WHAT IS NEEDED => Look through the listing below for the line containing "What React, TypeScript". Copy it and each line after it up to and including the line containing "import * as", exactly, leaving out pictures.

EXTRACTED INFORMATION =>
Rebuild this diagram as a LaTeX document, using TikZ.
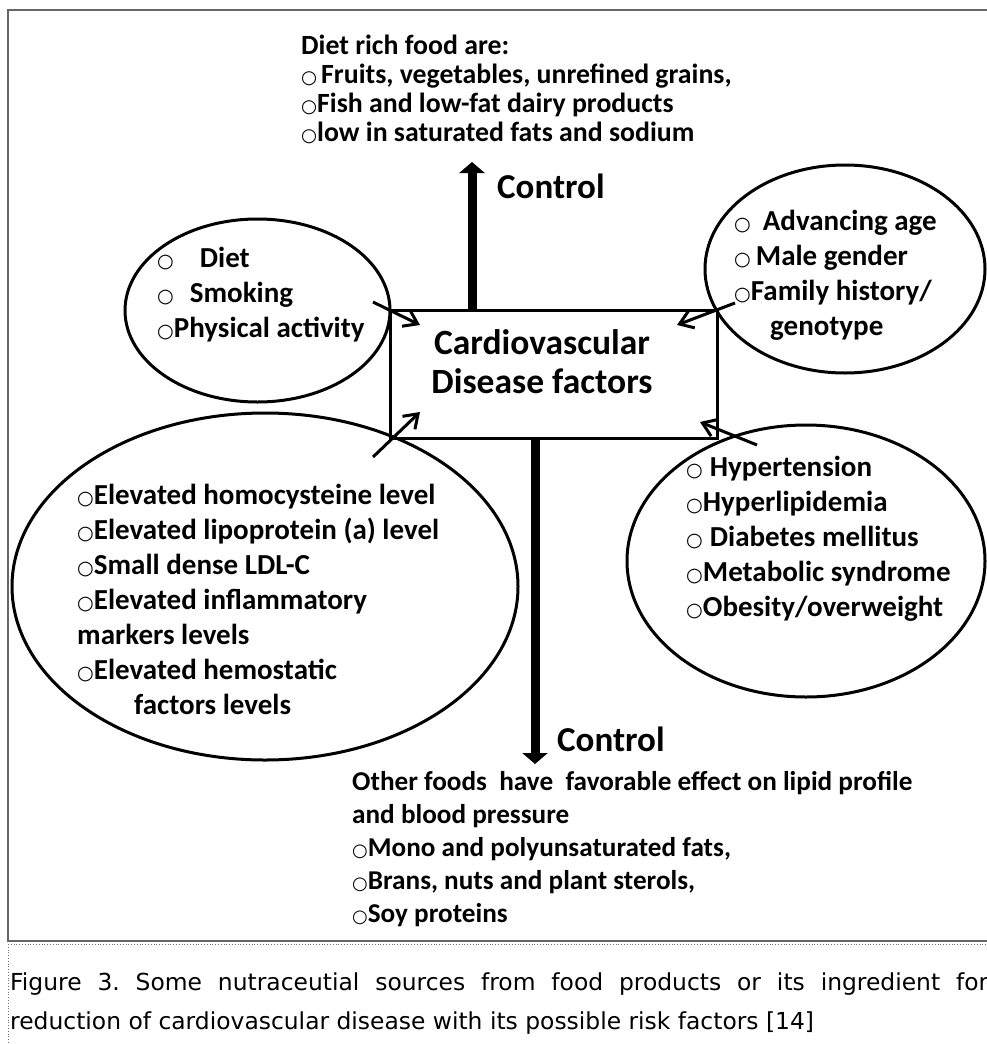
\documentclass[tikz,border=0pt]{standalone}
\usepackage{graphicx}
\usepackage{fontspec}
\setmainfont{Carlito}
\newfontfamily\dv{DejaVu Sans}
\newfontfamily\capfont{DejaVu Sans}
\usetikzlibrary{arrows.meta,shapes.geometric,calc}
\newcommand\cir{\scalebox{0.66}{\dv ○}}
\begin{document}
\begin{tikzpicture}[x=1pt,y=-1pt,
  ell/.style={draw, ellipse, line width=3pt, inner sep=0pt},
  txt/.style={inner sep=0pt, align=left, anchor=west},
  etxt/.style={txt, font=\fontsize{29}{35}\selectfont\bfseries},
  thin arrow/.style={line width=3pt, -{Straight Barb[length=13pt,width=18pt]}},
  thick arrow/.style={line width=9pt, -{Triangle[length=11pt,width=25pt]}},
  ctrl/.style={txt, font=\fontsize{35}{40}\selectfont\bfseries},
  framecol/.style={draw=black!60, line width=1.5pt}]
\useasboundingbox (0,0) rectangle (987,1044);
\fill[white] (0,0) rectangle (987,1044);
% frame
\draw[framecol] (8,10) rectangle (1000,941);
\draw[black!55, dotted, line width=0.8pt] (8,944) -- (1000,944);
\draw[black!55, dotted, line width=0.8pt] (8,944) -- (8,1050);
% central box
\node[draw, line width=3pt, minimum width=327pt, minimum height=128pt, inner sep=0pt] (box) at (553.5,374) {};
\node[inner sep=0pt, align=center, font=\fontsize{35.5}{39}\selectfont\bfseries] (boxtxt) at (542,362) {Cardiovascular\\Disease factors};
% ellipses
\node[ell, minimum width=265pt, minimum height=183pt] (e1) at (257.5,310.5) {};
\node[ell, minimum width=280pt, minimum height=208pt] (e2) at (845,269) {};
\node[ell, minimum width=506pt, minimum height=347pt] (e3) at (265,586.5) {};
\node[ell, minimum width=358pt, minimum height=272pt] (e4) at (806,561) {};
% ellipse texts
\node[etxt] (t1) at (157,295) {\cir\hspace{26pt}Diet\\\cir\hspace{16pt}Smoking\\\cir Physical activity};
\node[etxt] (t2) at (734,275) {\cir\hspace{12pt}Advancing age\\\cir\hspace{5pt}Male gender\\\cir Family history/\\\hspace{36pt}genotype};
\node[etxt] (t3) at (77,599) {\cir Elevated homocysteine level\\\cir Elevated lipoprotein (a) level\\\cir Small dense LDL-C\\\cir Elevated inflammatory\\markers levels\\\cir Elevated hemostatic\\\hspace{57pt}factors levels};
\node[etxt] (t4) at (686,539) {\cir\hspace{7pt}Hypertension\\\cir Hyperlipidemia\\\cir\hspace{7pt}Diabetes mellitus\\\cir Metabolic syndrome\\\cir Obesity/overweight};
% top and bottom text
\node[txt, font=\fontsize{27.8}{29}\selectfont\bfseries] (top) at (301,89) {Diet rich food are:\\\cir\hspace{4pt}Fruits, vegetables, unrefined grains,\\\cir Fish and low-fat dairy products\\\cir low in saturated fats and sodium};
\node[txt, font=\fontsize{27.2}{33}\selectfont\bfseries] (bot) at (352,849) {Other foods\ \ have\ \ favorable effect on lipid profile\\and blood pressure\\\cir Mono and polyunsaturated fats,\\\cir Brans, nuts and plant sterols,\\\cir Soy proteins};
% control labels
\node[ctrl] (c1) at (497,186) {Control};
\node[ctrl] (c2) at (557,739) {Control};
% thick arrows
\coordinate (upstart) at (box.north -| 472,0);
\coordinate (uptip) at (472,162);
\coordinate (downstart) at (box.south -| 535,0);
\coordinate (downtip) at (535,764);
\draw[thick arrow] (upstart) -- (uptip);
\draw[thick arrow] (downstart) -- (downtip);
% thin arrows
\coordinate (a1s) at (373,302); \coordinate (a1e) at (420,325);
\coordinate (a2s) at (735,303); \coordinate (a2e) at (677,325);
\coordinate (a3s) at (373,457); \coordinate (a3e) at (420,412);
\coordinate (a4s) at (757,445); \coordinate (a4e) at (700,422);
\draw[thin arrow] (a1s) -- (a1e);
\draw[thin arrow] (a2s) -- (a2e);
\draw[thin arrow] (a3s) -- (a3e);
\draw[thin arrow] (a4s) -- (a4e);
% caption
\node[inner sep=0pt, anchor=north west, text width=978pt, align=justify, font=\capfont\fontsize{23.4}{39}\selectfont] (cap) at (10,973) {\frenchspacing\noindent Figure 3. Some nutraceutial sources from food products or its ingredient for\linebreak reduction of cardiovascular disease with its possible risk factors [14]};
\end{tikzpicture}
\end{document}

---

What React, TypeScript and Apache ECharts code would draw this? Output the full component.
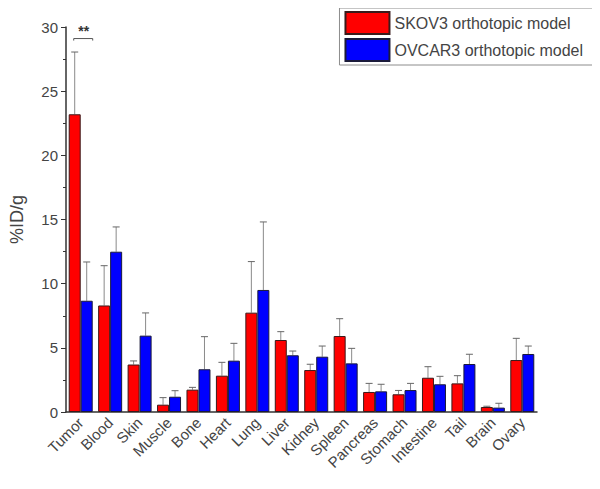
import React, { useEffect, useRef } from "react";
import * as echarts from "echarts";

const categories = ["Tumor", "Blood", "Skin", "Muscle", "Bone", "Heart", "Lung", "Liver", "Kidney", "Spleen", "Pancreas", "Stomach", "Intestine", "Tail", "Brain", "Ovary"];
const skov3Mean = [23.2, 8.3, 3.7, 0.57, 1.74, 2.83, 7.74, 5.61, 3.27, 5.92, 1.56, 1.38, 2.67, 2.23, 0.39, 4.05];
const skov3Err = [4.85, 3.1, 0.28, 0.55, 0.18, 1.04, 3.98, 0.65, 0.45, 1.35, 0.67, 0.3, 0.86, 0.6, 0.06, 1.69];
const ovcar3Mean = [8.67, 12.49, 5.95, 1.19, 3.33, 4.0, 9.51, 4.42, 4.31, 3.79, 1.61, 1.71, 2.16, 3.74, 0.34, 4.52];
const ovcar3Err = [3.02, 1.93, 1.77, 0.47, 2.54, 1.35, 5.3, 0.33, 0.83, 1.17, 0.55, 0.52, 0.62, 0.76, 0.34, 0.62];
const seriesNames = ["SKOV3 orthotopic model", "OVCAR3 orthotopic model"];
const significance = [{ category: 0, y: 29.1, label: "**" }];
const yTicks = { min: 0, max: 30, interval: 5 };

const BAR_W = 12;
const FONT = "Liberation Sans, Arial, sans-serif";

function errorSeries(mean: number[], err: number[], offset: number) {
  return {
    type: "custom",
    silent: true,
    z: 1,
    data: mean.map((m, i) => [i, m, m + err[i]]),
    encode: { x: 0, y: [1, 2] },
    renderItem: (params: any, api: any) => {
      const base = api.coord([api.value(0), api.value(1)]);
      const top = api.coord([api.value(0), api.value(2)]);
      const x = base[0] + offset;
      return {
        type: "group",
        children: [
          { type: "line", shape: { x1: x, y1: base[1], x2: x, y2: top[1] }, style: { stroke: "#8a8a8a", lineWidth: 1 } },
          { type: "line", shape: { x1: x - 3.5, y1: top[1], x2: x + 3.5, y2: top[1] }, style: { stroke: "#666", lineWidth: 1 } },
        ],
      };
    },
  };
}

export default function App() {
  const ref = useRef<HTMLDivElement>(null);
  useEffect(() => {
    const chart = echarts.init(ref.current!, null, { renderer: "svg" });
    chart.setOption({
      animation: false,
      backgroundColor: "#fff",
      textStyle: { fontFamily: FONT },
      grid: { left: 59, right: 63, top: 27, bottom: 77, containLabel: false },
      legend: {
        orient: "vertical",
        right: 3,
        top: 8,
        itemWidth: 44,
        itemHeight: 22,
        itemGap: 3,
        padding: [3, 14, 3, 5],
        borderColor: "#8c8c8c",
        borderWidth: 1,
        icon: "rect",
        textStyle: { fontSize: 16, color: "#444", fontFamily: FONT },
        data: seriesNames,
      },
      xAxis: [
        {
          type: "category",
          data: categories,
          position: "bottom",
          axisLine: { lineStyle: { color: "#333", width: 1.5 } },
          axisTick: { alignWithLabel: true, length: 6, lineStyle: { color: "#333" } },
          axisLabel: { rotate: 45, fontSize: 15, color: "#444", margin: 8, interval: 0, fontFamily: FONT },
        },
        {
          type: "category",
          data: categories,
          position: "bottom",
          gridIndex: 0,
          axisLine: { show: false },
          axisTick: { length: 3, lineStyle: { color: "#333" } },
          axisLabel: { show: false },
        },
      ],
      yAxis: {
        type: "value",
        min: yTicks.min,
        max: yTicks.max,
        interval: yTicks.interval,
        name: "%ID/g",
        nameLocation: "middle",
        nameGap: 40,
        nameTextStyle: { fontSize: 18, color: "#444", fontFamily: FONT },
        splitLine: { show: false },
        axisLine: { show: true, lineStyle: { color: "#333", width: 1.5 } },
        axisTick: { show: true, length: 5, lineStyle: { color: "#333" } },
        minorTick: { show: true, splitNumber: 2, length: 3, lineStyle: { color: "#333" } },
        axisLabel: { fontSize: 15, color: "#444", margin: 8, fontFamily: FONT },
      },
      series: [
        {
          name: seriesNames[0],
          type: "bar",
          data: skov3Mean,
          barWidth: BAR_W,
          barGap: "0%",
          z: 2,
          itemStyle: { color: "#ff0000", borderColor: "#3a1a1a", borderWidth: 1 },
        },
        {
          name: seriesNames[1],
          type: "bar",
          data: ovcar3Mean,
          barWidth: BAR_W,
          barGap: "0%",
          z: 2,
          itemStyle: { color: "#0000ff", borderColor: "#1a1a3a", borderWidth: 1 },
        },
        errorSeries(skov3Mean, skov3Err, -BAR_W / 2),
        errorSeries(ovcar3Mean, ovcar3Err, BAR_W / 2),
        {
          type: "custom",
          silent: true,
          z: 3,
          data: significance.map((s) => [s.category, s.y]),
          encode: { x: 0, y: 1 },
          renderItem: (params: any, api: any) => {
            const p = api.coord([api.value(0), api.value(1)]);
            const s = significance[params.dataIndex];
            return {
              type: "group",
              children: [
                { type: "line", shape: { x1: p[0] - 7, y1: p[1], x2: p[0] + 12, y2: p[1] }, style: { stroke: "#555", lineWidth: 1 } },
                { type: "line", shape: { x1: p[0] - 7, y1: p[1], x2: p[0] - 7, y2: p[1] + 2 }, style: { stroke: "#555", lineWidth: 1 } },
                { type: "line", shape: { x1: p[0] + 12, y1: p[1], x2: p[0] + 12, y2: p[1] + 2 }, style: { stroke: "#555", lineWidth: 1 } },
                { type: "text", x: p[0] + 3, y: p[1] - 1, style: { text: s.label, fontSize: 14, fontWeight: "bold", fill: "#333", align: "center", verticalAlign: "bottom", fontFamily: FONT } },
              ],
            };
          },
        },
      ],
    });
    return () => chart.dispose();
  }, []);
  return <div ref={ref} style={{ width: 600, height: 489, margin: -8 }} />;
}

FULL ANSWER =>
What React, TypeScript and Apache ECharts code would draw this? Output the full component.
import React, { useEffect, useRef } from "react";
import * as echarts from "echarts";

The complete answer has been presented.